● **Work to complete**
Report how many lines of the entries below contain the word "this", and nothing more.

------

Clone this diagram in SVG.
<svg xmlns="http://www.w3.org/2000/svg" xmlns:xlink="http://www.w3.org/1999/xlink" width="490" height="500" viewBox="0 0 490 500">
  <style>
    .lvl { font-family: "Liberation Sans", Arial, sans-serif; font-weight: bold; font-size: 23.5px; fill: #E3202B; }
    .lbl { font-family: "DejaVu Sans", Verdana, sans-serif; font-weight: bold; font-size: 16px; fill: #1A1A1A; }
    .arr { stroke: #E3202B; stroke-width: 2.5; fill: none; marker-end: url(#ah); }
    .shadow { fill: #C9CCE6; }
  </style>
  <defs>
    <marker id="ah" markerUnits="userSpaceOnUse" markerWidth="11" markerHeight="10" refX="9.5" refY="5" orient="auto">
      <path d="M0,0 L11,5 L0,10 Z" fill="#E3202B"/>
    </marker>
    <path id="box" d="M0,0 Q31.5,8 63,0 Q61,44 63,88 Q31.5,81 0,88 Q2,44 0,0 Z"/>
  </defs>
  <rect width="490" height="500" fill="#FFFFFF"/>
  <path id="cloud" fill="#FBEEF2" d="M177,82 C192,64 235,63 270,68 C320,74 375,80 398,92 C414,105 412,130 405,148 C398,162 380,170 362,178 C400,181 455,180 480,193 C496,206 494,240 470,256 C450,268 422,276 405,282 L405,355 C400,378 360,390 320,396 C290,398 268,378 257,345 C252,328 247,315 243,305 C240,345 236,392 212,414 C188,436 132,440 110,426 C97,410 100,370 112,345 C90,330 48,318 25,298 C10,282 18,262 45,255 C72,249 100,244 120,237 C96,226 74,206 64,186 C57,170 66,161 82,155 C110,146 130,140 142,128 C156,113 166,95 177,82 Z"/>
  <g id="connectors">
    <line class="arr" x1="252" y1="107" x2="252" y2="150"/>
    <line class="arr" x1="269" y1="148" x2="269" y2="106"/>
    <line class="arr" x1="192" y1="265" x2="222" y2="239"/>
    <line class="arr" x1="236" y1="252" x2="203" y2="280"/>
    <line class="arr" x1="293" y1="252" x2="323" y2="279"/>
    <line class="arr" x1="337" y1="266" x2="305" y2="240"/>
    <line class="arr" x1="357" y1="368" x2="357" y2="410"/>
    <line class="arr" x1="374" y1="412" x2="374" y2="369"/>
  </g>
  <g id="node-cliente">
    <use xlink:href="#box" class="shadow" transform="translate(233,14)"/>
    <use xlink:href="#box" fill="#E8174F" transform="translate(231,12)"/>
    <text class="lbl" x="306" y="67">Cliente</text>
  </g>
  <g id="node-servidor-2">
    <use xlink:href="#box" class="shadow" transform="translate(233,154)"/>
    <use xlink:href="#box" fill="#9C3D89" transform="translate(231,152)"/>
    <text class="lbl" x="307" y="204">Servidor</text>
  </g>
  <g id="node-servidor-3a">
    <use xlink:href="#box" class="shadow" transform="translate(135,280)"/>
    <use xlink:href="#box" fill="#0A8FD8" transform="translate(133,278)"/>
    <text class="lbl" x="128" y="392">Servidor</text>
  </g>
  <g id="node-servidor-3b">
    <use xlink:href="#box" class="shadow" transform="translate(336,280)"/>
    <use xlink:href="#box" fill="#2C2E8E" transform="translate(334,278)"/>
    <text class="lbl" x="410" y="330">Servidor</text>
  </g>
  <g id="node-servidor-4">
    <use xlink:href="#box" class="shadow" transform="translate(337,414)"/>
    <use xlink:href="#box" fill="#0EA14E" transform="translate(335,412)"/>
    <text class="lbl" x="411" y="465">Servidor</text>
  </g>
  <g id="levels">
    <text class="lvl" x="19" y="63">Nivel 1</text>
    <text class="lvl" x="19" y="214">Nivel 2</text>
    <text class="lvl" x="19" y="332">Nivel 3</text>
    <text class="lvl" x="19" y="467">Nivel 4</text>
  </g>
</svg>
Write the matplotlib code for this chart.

------

● **Full answer**
2